Welcome to Iowa City, brave newcomers! And welcome back, you peregrine types. Your Town Now focuses on local government and, hoo boy, was August a slow month at City Hall. We will get to some of the official city business conducted last month, but first I’d like to roll up my sleeves, pose awkwardly in front of a few carefully manicured hay bales and deliver a little public service announcement.
It’s election season, and the Republican party was good enough to hold its straw poll in time to forget about Iowa before the school year started. That means that many of you got to leave the state while Michelle Bachmann confused John Wayne with John Wayne Gacy and Rick Perry threatened the integrity of his trousers while vogueing at the Iowa State Fair in front of what could have been a set from Baz Luhrmann’s Oklahoma!
Perry thought he was striking an authoritative pose. My entire household simply wanted him to stop. He didn’t. Partly because he’s Rick Perry and partly because we had no way of begging him to stop stretching his Sansabelts to within an inch of their natural lives.
That’s all right, though. Not just because Perry and the rest have let Iowa be for a while, but because Perry’s running for an office that will have relatively little effect on our lives here in Iowa City.
Think about it: Despite what some shrill voices are saying, the economic downturn was the work of many, many people doing many, many shortsighted things for many, many years. No one’s going to fix it quickly–not Obama, not Perry, not Ms. Waterloo herself.
But what about your life, right here? What, say, does your landlord have to tell you about your rights when you take out a lease? Well, Elliott Higgins, the city’s Student Government Liaison, took issue earlier this year with the lack of legal notice folks were getting. His idea for an expanded Informational Disclosure and Acknowledgment Form that notifies people more clearly about rental laws earned the approval of city council. A little step, but one that helps thousands of folks in our very city take a bit more control of their lives.
Forget the presidential campaign for a moment: None of us can enact another round of quantitative easing, or quash it. But if we can make apartment leases more open and transparent, we can do other practical things that immediately change the life of our town.
Things like running for Iowa City Council. The door’s shut by now for applications to run in this year’s election (to take place Nov. 8), but keep it on your radar. The city’s precincts were freshly redistricted in August, but the new battle lines won’t take effect until next year. That gives you time to plot your strategy.

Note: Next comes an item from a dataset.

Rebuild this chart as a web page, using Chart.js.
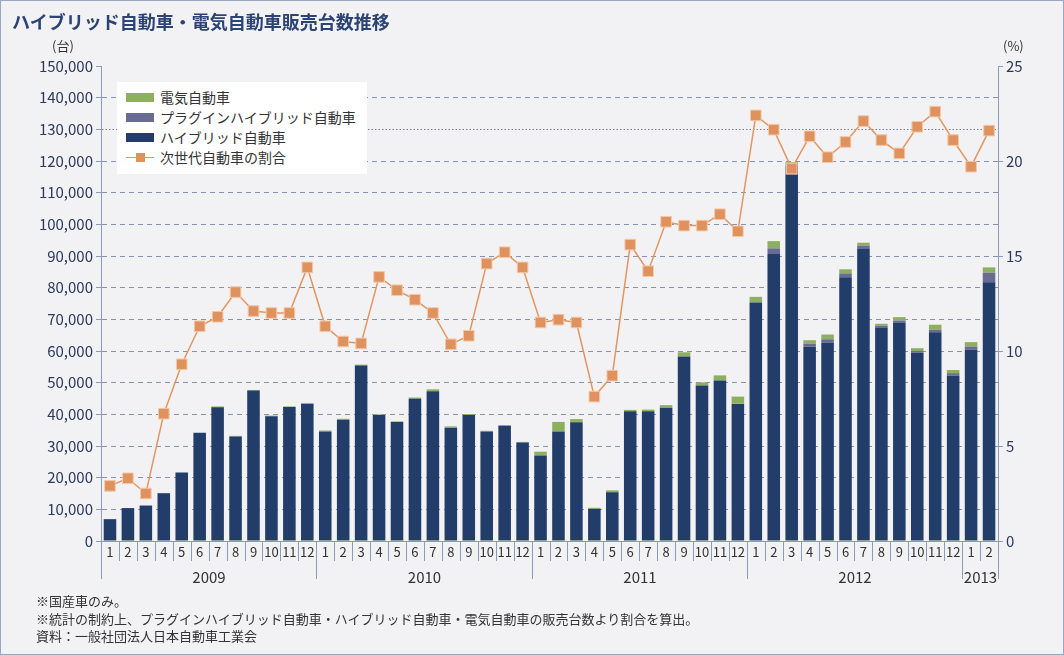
<!DOCTYPE html>
<html lang="ja">
<head>
<meta charset="utf-8">
<title>ハイブリッド自動車・電気自動車販売台数推移</title>
<script src="https://cdn.jsdelivr.net/npm/chart.js@4.4.0/dist/chart.umd.min.js"></script>
<style>
  html, body { margin: 0; padding: 0; background: #f2f2f4; }
  body { font-family: "Noto Sans CJK JP", "Noto Sans", sans-serif; }
  #wrap { position: relative; width: 1064px; height: 655px; overflow: hidden; background: #f2f2f4; }
  #frame { position: absolute; left: 0; top: 0; width: 1064px; height: 655px; box-sizing: border-box; border: 1px solid #9aa6c0; pointer-events: none; }
  #chart { position: absolute; left: 0; top: 0; }
  .title { position: absolute; left: 12px; top: 8px; font-size: 18px; font-weight: 700; color: #2c4373; letter-spacing: 0; }
  .unit { position: absolute; top: 36px; font-size: 13px; color: #333; }
  .legend { position: absolute; left: 117px; top: 82px; width: 250px; height: 92px; background: #fff; }
  .legend .item { position: absolute; left: 9px; height: 20px; display: flex; align-items: center; font-size: 14px; color: #333; }
  .legend .sw { width: 28px; height: 9px; margin-right: 6px; }
  .legend .ln { position: relative; width: 28px; height: 9px; margin-right: 6px; }
  .legend .ln::before { content: ""; position: absolute; left: 0; right: 0; top: 4px; height: 1.5px; background: #e3955f; }
  .legend .ln::after { content: ""; position: absolute; left: 10px; top: 0; width: 9px; height: 9px; background: #e0925e; }
  .notes { position: absolute; left: 36px; top: 592px; font-size: 13px; line-height: 17.5px; color: #333; }
</style>
</head>
<body>
<div id="wrap">
  <canvas id="chart" width="1064" height="655"></canvas>
  <div class="title">ハイブリッド自動車・電気自動車販売台数推移</div>
  <div class="unit" style="left:52px;">(台)</div>
  <div class="unit" style="left:1003px;">(%)</div>
  <div class="legend" id="legend"></div>
  <div class="notes">
    <div>※国産車のみ。</div>
    <div>※統計の制約上、プラグインハイブリッド自動車・ハイブリッド自動車・電気自動車の販売台数より割合を算出。</div>
    <div>資料：一般社団法人日本自動車工業会</div>
  </div>
  <div id="frame"></div>
</div>
<script>
// 月ラベル（2009年1月〜2013年2月）
const meses = [
  "1","2","3","4","5","6","7","8","9","10","11","12",
  "1","2","3","4","5","6","7","8","9","10","11","12",
  "1","2","3","4","5","6","7","8","9","10","11","12",
  "1","2","3","4","5","6","7","8","9","10","11","12",
  "1","2"
];
const anos = ["2009", "2010", "2011", "2012", "2013"];

// 台数
const hibridos = [
  6900, 10400, 11200, 15100, 21600, 34200, 42200, 33000, 47500, 39400, 42300, 43300,
  34600, 38300, 55400, 39800, 37600, 44900, 47300, 35800, 39800, 34600, 36400, 31100,
  27000, 34600, 37500, 10100, 15400, 41000, 41000, 42100, 58300, 49100, 50700, 43300,
  75200, 90600, 115600, 61300, 62600, 83300, 92200, 67400, 68900, 59400, 65900, 52200,
  60400, 81700
];
const plugin = [
  0, 0, 0, 0, 0, 0, 0, 0, 0, 0, 0, 0,
  0, 0, 0, 0, 0, 0, 0, 0, 0, 0, 0, 0,
  0, 0, 0, 0, 0, 0, 0, 0, 0, 0, 0, 0,
  200, 1800, 2900, 1000, 1100, 1200, 1100, 600, 700, 600, 800, 800,
  1000, 3000
];
const eletricos = [
  0, 0, 0, 0, 0, 0, 300, 200, 200, 200, 200, 300,
  300, 300, 300, 200, 200, 400, 600, 400, 300, 200, 200, 200,
  1200, 3000, 1000, 400, 600, 400, 500, 800, 1300, 1000, 1600, 2300,
  1700, 2300, 1100, 1100, 1500, 1300, 900, 600, 1100, 900, 1600, 1000,
  1400, 1700
];
// 次世代自動車の割合（%）
const percentagem = [
  2.9, 3.3, 2.5, 6.7, 9.3, 11.3, 11.8, 13.1, 12.1, 12.0, 12.0, 14.4,
  11.3, 10.5, 10.4, 13.9, 13.2, 12.7, 12.0, 10.35, 10.8, 14.6, 15.2, 14.4,
  11.5, 11.65, 11.5, 7.6, 8.7, 15.6, 14.2, 16.8, 16.6, 16.6, 17.2, 16.3,
  22.4, 21.65, 19.6, 21.3, 20.2, 21.0, 22.1, 21.1, 20.4, 21.8, 22.6, 21.1,
  19.7, 21.6
];

const cores = { hev: "#233d6b", phev: "#696b93", ev: "#8db060", linha: "#e3955f", ponto: "#e0925e" };
const fonte = "'Noto Sans CJK JP', 'Noto Sans', sans-serif";

// 凡例
function montarLegenda() {
  const itens = [
    { txt: "電気自動車", cor: cores.ev },
    { txt: "プラグインハイブリッド自動車", cor: cores.phev },
    { txt: "ハイブリッド自動車", cor: cores.hev },
    { txt: "次世代自動車の割合", linha: true }
  ];
  document.getElementById("legend").innerHTML = itens.map((it, i) => `
    <div class="item" style="top:${5 + i * 20}px">
      ${it.linha ? '<span class="ln"></span>' : `<span class="sw" style="background:${it.cor}"></span>`}
      <span>${it.txt}</span>
    </div>`).join("");
}

// 年の区切りと年ラベル
const separadorAnos = {
  id: "separadorAnos",
  afterDraw(chart) {
    const { ctx, chartArea } = chart;
    const x = chart.scales.x;
    ctx.save();
    ctx.strokeStyle = "#8c9bb8";
    ctx.lineWidth = 1;
    const inicios = [];
    for (let i = 0; i <= meses.length; i++) {
      const px = Math.round(x.getPixelForValue(i - 0.5)) + 0.5;
      const ehAno = i === 0 || i === meses.length || meses[i] === "1";
      if (ehAno) inicios.push(px);
      ctx.beginPath();
      ctx.moveTo(px, chartArea.bottom);
      ctx.lineTo(px, chartArea.bottom + (ehAno ? 38 : 20));
      ctx.stroke();
    }
    ctx.fillStyle = "#333";
    ctx.font = "15px " + fonte;
    ctx.textAlign = "center";
    ctx.textBaseline = "middle";
    for (let k = 0; k < anos.length; k++) {
      ctx.fillText(anos[k], (inicios[k] + inicios[k + 1]) / 2, chartArea.bottom + 36);
    }
    ctx.restore();
  }
};

function graficoVendas() {
  new Chart(document.getElementById("chart"), {
    data: {
      labels: meses,
      datasets: [
        {
          type: "line",
          label: "次世代自動車の割合",
          data: percentagem,
          yAxisID: "y2",
          order: 0,
          borderColor: cores.linha,
          borderWidth: 1.5,
          pointStyle: "rect",
          pointRadius: 7.5,
          pointBackgroundColor: cores.ponto,
          pointBorderColor: "#f2c8a8",
          pointBorderWidth: 1,
          tension: 0
        },
        { type: "bar", label: "ハイブリッド自動車", data: hibridos, backgroundColor: cores.hev, yAxisID: "y", stack: "v", order: 1, barPercentage: 0.7, categoryPercentage: 1 },
        { type: "bar", label: "プラグインハイブリッド自動車", data: plugin, backgroundColor: cores.phev, yAxisID: "y", stack: "v", order: 1, barPercentage: 0.7, categoryPercentage: 1 },
        { type: "bar", label: "電気自動車", data: eletricos, backgroundColor: cores.ev, yAxisID: "y", stack: "v", order: 1, barPercentage: 0.7, categoryPercentage: 1 }
      ]
    },
    options: {
      responsive: false,
      animation: false,
      layout: { padding: { top: 66, left: 0, right: 0, bottom: 0 } },
      plugins: {
        legend: { display: false },
        tooltip: { enabled: false }
      },
      scales: {
        x: {
          stacked: true,
          afterFit: s => { s.height = 114; },
          grid: { drawOnChartArea: false, drawTicks: false },
          border: { display: true, color: "#8c9bb8", width: 1 },
          ticks: { color: "#333", font: { size: 13, family: fonte }, padding: 3, maxRotation: 0, autoSkip: false }
        },
        y: {
          stacked: true,
          position: "left",
          min: 0,
          max: 150000,
          afterFit: s => { s.width = 101; },
          grid: {
            color: c => {
              const v = c.tick ? c.tick.value : null;
              if (v === 0 || v === 150000) return "rgba(0,0,0,0)";
              if (v === 130000) return "#7d7d85";
              return "#8592b2";
            },
            tickColor: "#8c9bb8",
            tickLength: 5,
            lineWidth: 1
          },
          border: {
            display: true,
            color: "#8c9bb8",
            dash: c => (c.tick && c.tick.value === 130000) ? [1.5, 2] : [5, 4]
          },
          ticks: {
            stepSize: 10000,
            color: "#2b3a5e",
            padding: 3,
            font: { size: 15, family: fonte },
            callback: v => v.toLocaleString("en-US")
          }
        },
        y2: {
          position: "right",
          min: 0,
          max: 25,
          afterFit: s => { s.width = 66; },
          grid: { drawOnChartArea: false, tickColor: "#8c9bb8", tickLength: 5 },
          border: { display: true, color: "#8c9bb8" },
          ticks: { stepSize: 5, color: "#2b3a5e", padding: 3, font: { size: 15, family: fonte } }
        }
      }
    },
    plugins: [separadorAnos]
  });
}

montarLegenda();
graficoVendas();
</script>
</body>
</html>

Or joining a city commission. As of the last city council meeting, we’re looking for interested residents aged 18 and up to serve on the Airport Zoning Board of Adjustment, the Airport Zoning Commission, the Board of Appeals, the Housing & Community Development Commission, the Parks & Recreation Commission, the Police Citizens Review Board, the Senior Center Commission and the Youth Advisory Commission. Many commission meetings are open to the public, so you can get an idea of what they’re about before throwing your name in the ring. Meeting schedules and application materials can be found at City Hall, or online at icgov.org.
Or you might just write a letter. Andrew Duffy did that a few weeks ago, voicing his concern over mephedrone (the hideous street drug sold as “bath salts” or “plant food” at little mom & pop stores across the country, including right here in Iowa City). When it hit the scene a few years ago, mephedrone wasn’t included on most states’ lists of controlled substances; because it’s structurally similar to drugs that have been declared illegal, its sale for human consumption is restricted under the Federal Analog Act. So it reappeared, as bath salts.
Duffy’s letter to the City Council was picked up by Assistant City Manager Dale Helling, who brought it to the attention of Police Chief Sam Hargadine. Helling reported that “we were pleased to learn that [mephedrone] is named in House File 150, passed by the legislature and awaiting the Governor’s signature, as a Schedule I Controlled Substance.”
I’ve seen bath salts in other cities, and I didn’t think to investigate their presence here. Given that, I’m not about to suggest that anyone in City Hall should have, either. But when folks like Duffy–and you, dear reader–bring this sort of thing to the attention of folks who need to know, good things happen.
Above all, know that things don’t just happen in this or any other city. We choose to be the city we are. Some Northside residents, for instance, are wrestling with city officials about traffic-relief strategies that might affect their neighborhood. Turns out that, for such purposes, some streets are designated as side streets, others as collector streets. Iowa Citians made those assignments, which, because they’re the work of your fellow citizens, are always up for debate and revision.
When folks aren’t engaged with the life of the town, we get bath salts on corner-store shelves and muddleheaded wastes of money like the consultant’s contract I described in last month’s column. Those things don’t need to be.
Enjoy this town, and keep your gums flapping: Iowa City is always evolving, and you can help make it the sort of place in which you’d like to cool your jets for a while.